_Information supplied:_
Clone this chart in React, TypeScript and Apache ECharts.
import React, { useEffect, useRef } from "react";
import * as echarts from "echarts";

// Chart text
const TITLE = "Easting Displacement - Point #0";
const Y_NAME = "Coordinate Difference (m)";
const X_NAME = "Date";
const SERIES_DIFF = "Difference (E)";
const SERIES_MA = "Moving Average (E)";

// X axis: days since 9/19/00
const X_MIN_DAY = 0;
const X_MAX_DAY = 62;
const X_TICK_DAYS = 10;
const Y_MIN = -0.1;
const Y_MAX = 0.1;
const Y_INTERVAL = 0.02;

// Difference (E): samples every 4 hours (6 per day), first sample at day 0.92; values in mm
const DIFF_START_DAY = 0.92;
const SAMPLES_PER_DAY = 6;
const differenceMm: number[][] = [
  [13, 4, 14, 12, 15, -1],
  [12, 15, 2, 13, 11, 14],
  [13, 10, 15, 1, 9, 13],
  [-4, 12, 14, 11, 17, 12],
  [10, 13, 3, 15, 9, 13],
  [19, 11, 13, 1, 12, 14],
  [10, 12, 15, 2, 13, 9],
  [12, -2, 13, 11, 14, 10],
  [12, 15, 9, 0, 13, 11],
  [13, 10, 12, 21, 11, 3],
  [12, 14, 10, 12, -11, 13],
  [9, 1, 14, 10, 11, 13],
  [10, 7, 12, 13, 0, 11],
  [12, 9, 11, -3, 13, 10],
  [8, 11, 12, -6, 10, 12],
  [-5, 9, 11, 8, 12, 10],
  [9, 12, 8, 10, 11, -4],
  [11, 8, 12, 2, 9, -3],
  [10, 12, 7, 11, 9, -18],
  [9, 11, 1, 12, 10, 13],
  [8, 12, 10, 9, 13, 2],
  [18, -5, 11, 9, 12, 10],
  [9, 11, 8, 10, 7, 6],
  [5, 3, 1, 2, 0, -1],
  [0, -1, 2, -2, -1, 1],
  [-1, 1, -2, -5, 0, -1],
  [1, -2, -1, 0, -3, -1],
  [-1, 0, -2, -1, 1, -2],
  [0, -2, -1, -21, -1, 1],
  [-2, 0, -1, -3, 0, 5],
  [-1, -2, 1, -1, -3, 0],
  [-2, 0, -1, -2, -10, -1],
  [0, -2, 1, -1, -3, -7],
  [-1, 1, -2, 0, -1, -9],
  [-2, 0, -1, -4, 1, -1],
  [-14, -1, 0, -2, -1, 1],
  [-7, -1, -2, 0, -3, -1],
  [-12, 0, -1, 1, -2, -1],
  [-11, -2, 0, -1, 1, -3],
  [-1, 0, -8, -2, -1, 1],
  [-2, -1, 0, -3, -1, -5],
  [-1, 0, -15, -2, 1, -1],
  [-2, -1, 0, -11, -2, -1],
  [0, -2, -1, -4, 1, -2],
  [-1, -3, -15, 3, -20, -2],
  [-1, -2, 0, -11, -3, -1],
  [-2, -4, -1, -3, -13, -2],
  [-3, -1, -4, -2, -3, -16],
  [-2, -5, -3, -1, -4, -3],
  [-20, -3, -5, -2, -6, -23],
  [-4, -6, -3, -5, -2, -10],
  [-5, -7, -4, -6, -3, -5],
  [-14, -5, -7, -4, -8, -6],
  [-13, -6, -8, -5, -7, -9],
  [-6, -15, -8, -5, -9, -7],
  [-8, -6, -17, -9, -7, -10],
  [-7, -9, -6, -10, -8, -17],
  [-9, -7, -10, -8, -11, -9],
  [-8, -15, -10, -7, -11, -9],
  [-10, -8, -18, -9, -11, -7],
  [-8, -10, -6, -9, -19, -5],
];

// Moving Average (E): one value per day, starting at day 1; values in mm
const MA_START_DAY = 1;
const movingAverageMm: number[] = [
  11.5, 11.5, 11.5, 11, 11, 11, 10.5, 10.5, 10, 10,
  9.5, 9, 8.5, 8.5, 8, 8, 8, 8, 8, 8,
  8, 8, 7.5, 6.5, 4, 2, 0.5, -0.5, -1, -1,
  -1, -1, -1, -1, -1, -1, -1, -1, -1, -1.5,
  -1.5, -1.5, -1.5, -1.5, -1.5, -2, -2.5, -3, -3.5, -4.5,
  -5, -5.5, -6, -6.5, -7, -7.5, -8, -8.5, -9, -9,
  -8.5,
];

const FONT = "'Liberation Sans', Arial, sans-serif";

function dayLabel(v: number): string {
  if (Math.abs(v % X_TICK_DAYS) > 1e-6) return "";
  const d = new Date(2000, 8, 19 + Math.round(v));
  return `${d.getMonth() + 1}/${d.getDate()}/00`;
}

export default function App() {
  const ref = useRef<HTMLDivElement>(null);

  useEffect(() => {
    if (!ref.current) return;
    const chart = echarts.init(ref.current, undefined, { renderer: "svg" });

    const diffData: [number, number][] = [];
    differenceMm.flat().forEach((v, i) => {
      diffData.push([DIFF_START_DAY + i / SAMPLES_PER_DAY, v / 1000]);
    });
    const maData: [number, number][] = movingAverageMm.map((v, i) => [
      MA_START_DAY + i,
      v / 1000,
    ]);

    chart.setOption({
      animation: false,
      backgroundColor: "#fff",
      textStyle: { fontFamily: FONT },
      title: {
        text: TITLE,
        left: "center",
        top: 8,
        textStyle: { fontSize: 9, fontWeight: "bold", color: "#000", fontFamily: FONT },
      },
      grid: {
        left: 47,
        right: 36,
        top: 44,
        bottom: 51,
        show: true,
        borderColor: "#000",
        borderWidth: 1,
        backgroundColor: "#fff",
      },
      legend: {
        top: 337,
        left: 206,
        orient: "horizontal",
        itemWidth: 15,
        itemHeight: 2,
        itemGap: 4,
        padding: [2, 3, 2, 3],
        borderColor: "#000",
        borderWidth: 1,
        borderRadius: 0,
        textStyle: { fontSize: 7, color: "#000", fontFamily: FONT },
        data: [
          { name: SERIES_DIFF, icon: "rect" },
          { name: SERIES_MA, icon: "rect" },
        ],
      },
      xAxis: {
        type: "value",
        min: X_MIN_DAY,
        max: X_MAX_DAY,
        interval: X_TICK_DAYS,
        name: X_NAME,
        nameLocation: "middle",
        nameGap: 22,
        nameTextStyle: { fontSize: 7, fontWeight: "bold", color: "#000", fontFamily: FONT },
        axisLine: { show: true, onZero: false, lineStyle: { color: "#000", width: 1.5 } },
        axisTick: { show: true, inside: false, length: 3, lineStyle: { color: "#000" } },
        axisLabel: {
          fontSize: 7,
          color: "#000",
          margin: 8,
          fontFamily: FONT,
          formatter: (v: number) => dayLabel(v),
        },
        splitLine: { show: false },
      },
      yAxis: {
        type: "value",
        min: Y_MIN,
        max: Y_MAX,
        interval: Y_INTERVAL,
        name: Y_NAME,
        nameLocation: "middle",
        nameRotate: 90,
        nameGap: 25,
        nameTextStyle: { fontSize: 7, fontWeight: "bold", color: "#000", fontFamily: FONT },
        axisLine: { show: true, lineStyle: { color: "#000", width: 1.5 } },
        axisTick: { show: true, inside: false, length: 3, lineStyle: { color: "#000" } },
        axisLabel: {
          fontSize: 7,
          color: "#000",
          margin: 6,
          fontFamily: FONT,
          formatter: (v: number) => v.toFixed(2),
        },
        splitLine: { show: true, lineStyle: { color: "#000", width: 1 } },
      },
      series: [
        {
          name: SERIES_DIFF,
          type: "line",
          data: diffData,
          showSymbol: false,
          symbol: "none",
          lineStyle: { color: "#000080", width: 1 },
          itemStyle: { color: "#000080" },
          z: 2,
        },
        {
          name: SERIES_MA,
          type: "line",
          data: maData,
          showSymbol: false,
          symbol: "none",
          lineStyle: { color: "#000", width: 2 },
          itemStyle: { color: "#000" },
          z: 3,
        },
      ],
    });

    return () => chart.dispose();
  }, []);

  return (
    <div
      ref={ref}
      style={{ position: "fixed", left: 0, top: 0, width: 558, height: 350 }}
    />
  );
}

_Task:_ Search the listing for the word "React" and return each line that holds it.

_Answer to this task:_
Clone this chart in React, TypeScript and Apache ECharts.
import React, { useEffect, useRef } from "react";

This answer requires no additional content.